Video Rating: 4.5/5 3D Rating: NA

The film’s Todd-AO theatrical aspect ratio of 2.20:1 is faithfully rendered in this colorful 1080p transfer using the AVC codec. Sharpness is simply superb throughout with the opening twelve and a half-minute Cinerama-like prologue showing examples of Michelangelo’s famous sculptures in dizzyingly detailed close-ups a wonder to behold with the various textures so realistic one could almost reach out and touch them. Color is richly presented (reds come through especially well) without ever threatening to go overboard, and flesh tones are natural throughout. Black levels are outstanding with excellent shadow detail. There is an occasional speck or two to be seen fleetingly and a curious bit of pulsating brightness in the scene where the artist is explaining his conception of Adam’s creation to the Pope.

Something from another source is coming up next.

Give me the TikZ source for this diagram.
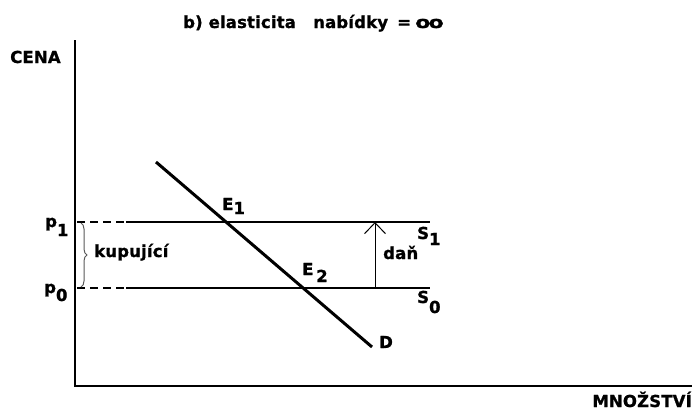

The film has been divided into 32 chapters.



Audio Rating: 4/5

The DTS-HD Master Audio 5.1 sound mix gets an outstanding spread across the front channels with only some occasional spillage into the rear channels and that mostly through the music by Alex North (main feature) and Jerry Goldsmith (the prologue). There is some directionalized dialogue across the front soundstage though most of it has been placed in the center channel and has been well recorded (though ADR in dubbing some of the voices is pretty noticeable). There are a couple of instances of impressive use of bass in the LFE channel, too.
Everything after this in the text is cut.